▶ _SET TASK_
Return the material word for word. Do not include pictures.

▶ _PROVIDED MATERIAL_
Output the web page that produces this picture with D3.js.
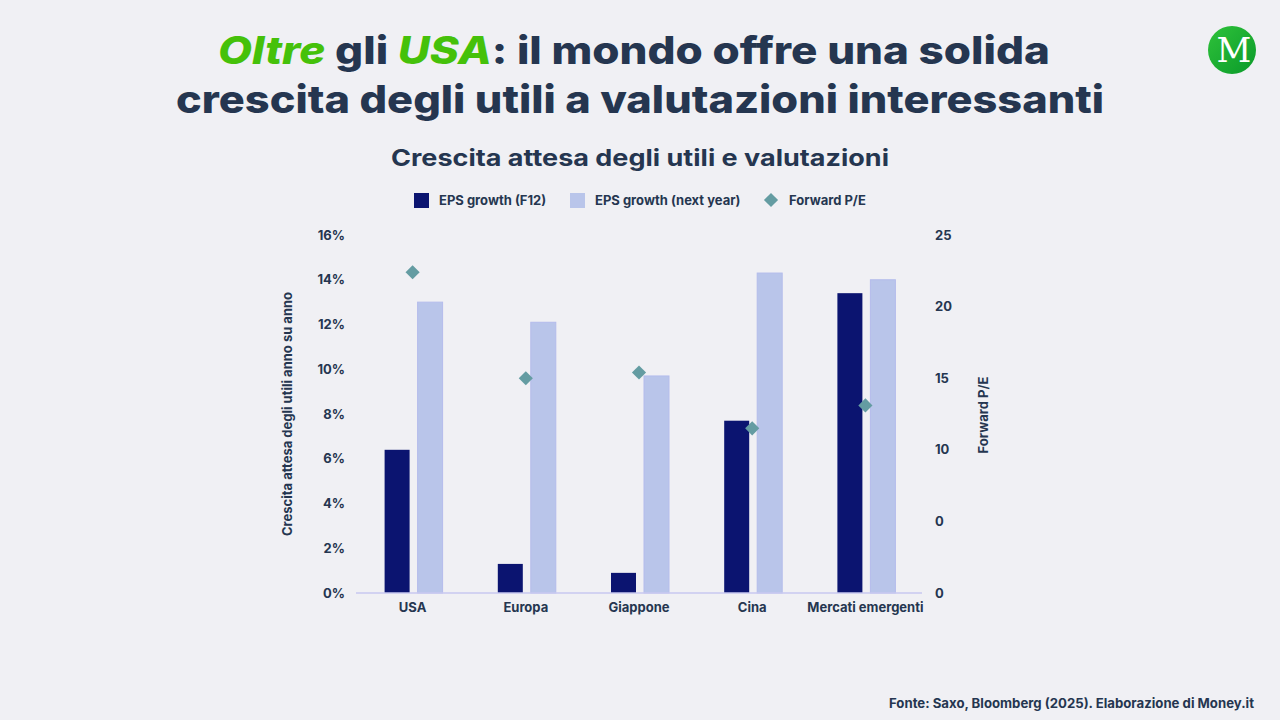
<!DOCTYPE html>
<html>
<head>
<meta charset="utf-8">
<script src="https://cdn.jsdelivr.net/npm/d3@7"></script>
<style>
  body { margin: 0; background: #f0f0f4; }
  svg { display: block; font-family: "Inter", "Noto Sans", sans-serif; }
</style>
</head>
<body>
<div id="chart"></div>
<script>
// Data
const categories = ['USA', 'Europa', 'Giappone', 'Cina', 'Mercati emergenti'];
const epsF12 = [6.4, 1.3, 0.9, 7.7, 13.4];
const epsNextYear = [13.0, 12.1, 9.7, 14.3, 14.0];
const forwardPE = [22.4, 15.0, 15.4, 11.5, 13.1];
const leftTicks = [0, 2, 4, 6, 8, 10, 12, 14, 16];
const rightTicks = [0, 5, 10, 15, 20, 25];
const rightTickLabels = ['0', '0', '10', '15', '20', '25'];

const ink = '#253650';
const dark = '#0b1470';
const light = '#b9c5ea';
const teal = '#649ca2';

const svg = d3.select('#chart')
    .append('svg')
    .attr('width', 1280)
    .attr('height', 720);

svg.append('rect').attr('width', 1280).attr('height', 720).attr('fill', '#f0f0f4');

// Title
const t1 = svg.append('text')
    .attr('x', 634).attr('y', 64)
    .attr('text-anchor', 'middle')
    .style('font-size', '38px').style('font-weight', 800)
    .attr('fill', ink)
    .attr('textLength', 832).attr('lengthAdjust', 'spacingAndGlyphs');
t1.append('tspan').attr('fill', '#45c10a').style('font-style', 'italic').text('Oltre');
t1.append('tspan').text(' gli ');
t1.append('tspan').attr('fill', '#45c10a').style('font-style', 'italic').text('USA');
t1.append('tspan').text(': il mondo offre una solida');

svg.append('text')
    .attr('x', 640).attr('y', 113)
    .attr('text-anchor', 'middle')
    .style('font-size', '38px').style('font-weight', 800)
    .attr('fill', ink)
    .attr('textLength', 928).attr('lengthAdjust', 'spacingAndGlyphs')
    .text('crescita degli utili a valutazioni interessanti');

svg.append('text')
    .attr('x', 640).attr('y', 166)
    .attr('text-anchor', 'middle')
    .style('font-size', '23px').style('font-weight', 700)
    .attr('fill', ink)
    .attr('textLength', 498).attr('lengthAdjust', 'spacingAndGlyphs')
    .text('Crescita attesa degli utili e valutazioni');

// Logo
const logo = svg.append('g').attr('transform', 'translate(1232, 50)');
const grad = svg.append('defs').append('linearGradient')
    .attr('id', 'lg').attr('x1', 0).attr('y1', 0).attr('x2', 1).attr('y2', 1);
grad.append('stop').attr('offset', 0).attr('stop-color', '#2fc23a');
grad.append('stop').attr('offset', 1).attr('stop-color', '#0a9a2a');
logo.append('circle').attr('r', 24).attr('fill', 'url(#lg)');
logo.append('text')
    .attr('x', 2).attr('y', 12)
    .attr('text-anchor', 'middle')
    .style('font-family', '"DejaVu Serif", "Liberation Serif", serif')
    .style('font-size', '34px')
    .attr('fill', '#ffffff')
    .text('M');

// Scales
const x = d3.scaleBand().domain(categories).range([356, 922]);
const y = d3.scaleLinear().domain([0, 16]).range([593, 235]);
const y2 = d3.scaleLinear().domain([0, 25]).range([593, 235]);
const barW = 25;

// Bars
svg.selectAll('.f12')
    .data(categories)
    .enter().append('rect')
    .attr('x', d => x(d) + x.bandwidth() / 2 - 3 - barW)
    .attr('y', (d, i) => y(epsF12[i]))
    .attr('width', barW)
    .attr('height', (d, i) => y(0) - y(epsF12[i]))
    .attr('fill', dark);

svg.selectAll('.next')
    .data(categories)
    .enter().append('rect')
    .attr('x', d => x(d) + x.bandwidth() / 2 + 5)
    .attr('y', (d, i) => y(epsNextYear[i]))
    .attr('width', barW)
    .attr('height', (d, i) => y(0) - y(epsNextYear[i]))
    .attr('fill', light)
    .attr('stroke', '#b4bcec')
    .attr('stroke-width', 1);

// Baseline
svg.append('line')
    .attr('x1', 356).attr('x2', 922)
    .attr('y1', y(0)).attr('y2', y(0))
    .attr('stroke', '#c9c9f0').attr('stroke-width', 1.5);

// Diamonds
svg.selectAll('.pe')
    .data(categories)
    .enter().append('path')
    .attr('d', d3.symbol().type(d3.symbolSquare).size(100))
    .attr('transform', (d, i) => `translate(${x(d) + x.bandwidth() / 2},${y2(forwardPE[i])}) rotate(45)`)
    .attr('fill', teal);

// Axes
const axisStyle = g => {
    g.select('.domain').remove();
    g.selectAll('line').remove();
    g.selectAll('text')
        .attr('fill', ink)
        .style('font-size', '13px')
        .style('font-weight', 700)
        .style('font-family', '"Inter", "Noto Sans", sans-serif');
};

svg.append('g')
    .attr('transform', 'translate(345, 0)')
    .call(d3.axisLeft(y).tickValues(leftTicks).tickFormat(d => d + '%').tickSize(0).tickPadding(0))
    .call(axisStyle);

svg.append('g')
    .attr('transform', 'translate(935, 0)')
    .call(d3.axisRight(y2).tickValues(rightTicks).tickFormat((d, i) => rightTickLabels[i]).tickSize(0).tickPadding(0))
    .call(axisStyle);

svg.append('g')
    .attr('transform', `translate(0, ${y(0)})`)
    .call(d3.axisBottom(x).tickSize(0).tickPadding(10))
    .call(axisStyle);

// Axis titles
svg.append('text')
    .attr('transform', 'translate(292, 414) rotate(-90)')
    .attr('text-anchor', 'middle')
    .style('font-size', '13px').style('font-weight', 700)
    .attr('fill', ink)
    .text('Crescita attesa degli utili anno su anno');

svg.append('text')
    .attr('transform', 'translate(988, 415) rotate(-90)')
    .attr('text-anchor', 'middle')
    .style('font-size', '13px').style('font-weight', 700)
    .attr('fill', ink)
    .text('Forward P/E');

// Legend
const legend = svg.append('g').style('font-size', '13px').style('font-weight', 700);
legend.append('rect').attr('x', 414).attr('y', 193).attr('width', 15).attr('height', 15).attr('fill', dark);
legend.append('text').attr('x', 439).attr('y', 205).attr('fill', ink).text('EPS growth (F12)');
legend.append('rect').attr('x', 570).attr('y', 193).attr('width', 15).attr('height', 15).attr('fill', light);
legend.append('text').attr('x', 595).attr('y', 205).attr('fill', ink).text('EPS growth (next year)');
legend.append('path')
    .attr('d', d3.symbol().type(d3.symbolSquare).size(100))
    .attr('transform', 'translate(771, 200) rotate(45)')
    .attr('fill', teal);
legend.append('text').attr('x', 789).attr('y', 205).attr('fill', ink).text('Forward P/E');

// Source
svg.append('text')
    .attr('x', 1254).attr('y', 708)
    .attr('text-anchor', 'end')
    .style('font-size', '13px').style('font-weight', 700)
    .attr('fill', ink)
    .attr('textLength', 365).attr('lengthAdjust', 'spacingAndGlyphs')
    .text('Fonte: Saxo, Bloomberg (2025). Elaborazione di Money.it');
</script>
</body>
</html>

▶ _SOLUTION BELOW_
Output the web page that produces this picture with D3.js.
<!DOCTYPE html>
<html>
<head>
<meta charset="utf-8">
<script src="https://cdn.jsdelivr.net/npm/d3@7"></script>
<style>
  body { margin: 0; background: #f0f0f4; }
  svg { display: block; font-family: "Inter", "Noto Sans", sans-serif; }
</style>
</head>
<body>
<div id="chart"></div>
<script>
// Data
const categories = ['USA', 'Europa', 'Giappone', 'Cina', 'Mercati emergenti'];
const epsF12 = [6.4, 1.3, 0.9, 7.7, 13.4];
const epsNextYear = [13.0, 12.1, 9.7, 14.3, 14.0];
const forwardPE = [22.4, 15.0, 15.4, 11.5, 13.1];
const leftTicks = [0, 2, 4, 6, 8, 10, 12, 14, 16];
const rightTicks = [0, 5, 10, 15, 20, 25];
const rightTickLabels = ['0', '0', '10', '15', '20', '25'];

const ink = '#253650';
const dark = '#0b1470';
const light = '#b9c5ea';
const teal = '#649ca2';

const svg = d3.select('#chart')
    .append('svg')
    .attr('width', 1280)
    .attr('height', 720);

svg.append('rect').attr('width', 1280).attr('height', 720).attr('fill', '#f0f0f4');

// Title
const t1 = svg.append('text')
    .attr('x', 634).attr('y', 64)
    .attr('text-anchor', 'middle')
    .style('font-size', '38px').style('font-weight', 800)
    .attr('fill', ink)
    .attr('textLength', 832).attr('lengthAdjust', 'spacingAndGlyphs');
t1.append('tspan').attr('fill', '#45c10a').style('font-style', 'italic').text('Oltre');
t1.append('tspan').text(' gli ');
t1.append('tspan').attr('fill', '#45c10a').style('font-style', 'italic').text('USA');
t1.append('tspan').text(': il mondo offre una solida');

svg.append('text')
    .attr('x', 640).attr('y', 113)
    .attr('text-anchor', 'middle')
    .style('font-size', '38px').style('font-weight', 800)
    .attr('fill', ink)
    .attr('textLength', 928).attr('lengthAdjust', 'spacingAndGlyphs')
    .text('crescita degli utili a valutazioni interessanti');

svg.append('text')
    .attr('x', 640).attr('y', 166)
    .attr('text-anchor', 'middle')
    .style('font-size', '23px').style('font-weight', 700)
    .attr('fill', ink)
    .attr('textLength', 498).attr('lengthAdjust', 'spacingAndGlyphs')
    .text('Crescita attesa degli utili e valutazioni');

// Logo
const logo = svg.append('g').attr('transform', 'translate(1232, 50)');
const grad = svg.append('defs').append('linearGradient')
    .attr('id', 'lg').attr('x1', 0).attr('y1', 0).attr('x2', 1).attr('y2', 1);
grad.append('stop').attr('offset', 0).attr('stop-color', '#2fc23a');
grad.append('stop').attr('offset', 1).attr('stop-color', '#0a9a2a');
logo.append('circle').attr('r', 24).attr('fill', 'url(#lg)');
logo.append('text')
    .attr('x', 2).attr('y', 12)
    .attr('text-anchor', 'middle')
    .style('font-family', '"DejaVu Serif", "Liberation Serif", serif')
    .style('font-size', '34px')
    .attr('fill', '#ffffff')
    .text('M');

// Scales
const x = d3.scaleBand().domain(categories).range([356, 922]);
const y = d3.scaleLinear().domain([0, 16]).range([593, 235]);
const y2 = d3.scaleLinear().domain([0, 25]).range([593, 235]);
const barW = 25;

// Bars
svg.selectAll('.f12')
    .data(categories)
    .enter().append('rect')
    .attr('x', d => x(d) + x.bandwidth() / 2 - 3 - barW)
    .attr('y', (d, i) => y(epsF12[i]))
    .attr('width', barW)
    .attr('height', (d, i) => y(0) - y(epsF12[i]))
    .attr('fill', dark);

svg.selectAll('.next')
    .data(categories)
    .enter().append('rect')
    .attr('x', d => x(d) + x.bandwidth() / 2 + 5)
    .attr('y', (d, i) => y(epsNextYear[i]))
    .attr('width', barW)
    .attr('height', (d, i) => y(0) - y(epsNextYear[i]))
    .attr('fill', light)
    .attr('stroke', '#b4bcec')
    .attr('stroke-width', 1);

// Baseline
svg.append('line')
    .attr('x1', 356).attr('x2', 922)
    .attr('y1', y(0)).attr('y2', y(0))
    .attr('stroke', '#c9c9f0').attr('stroke-width', 1.5);

// Diamonds
svg.selectAll('.pe')
    .data(categories)
    .enter().append('path')
    .attr('d', d3.symbol().type(d3.symbolSquare).size(100))
    .attr('transform', (d, i) => `translate(${x(d) + x.bandwidth() / 2},${y2(forwardPE[i])}) rotate(45)`)
    .attr('fill', teal);

// Axes
const axisStyle = g => {
    g.select('.domain').remove();
    g.selectAll('line').remove();
    g.selectAll('text')
        .attr('fill', ink)
        .style('font-size', '13px')
        .style('font-weight', 700)
        .style('font-family', '"Inter", "Noto Sans", sans-serif');
};

svg.append('g')
    .attr('transform', 'translate(345, 0)')
    .call(d3.axisLeft(y).tickValues(leftTicks).tickFormat(d => d + '%').tickSize(0).tickPadding(0))
    .call(axisStyle);

svg.append('g')
    .attr('transform', 'translate(935, 0)')
    .call(d3.axisRight(y2).tickValues(rightTicks).tickFormat((d, i) => rightTickLabels[i]).tickSize(0).tickPadding(0))
    .call(axisStyle);

svg.append('g')
    .attr('transform', `translate(0, ${y(0)})`)
    .call(d3.axisBottom(x).tickSize(0).tickPadding(10))
    .call(axisStyle);

// Axis titles
svg.append('text')
    .attr('transform', 'translate(292, 414) rotate(-90)')
    .attr('text-anchor', 'middle')
    .style('font-size', '13px').style('font-weight', 700)
    .attr('fill', ink)
    .text('Crescita attesa degli utili anno su anno');

svg.append('text')
    .attr('transform', 'translate(988, 415) rotate(-90)')
    .attr('text-anchor', 'middle')
    .style('font-size', '13px').style('font-weight', 700)
    .attr('fill', ink)
    .text('Forward P/E');

// Legend
const legend = svg.append('g').style('font-size', '13px').style('font-weight', 700);
legend.append('rect').attr('x', 414).attr('y', 193).attr('width', 15).attr('height', 15).attr('fill', dark);
legend.append('text').attr('x', 439).attr('y', 205).attr('fill', ink).text('EPS growth (F12)');
legend.append('rect').attr('x', 570).attr('y', 193).attr('width', 15).attr('height', 15).attr('fill', light);
legend.append('text').attr('x', 595).attr('y', 205).attr('fill', ink).text('EPS growth (next year)');
legend.append('path')
    .attr('d', d3.symbol().type(d3.symbolSquare).size(100))
    .attr('transform', 'translate(771, 200) rotate(45)')
    .attr('fill', teal);
legend.append('text').attr('x', 789).attr('y', 205).attr('fill', ink).text('Forward P/E');

// Source
svg.append('text')
    .attr('x', 1254).attr('y', 708)
    .attr('text-anchor', 'end')
    .style('font-size', '13px').style('font-weight', 700)
    .attr('fill', ink)
    .attr('textLength', 365).attr('lengthAdjust', 'spacingAndGlyphs')
    .text('Fonte: Saxo, Bloomberg (2025). Elaborazione di Money.it');
</script>
</body>
</html>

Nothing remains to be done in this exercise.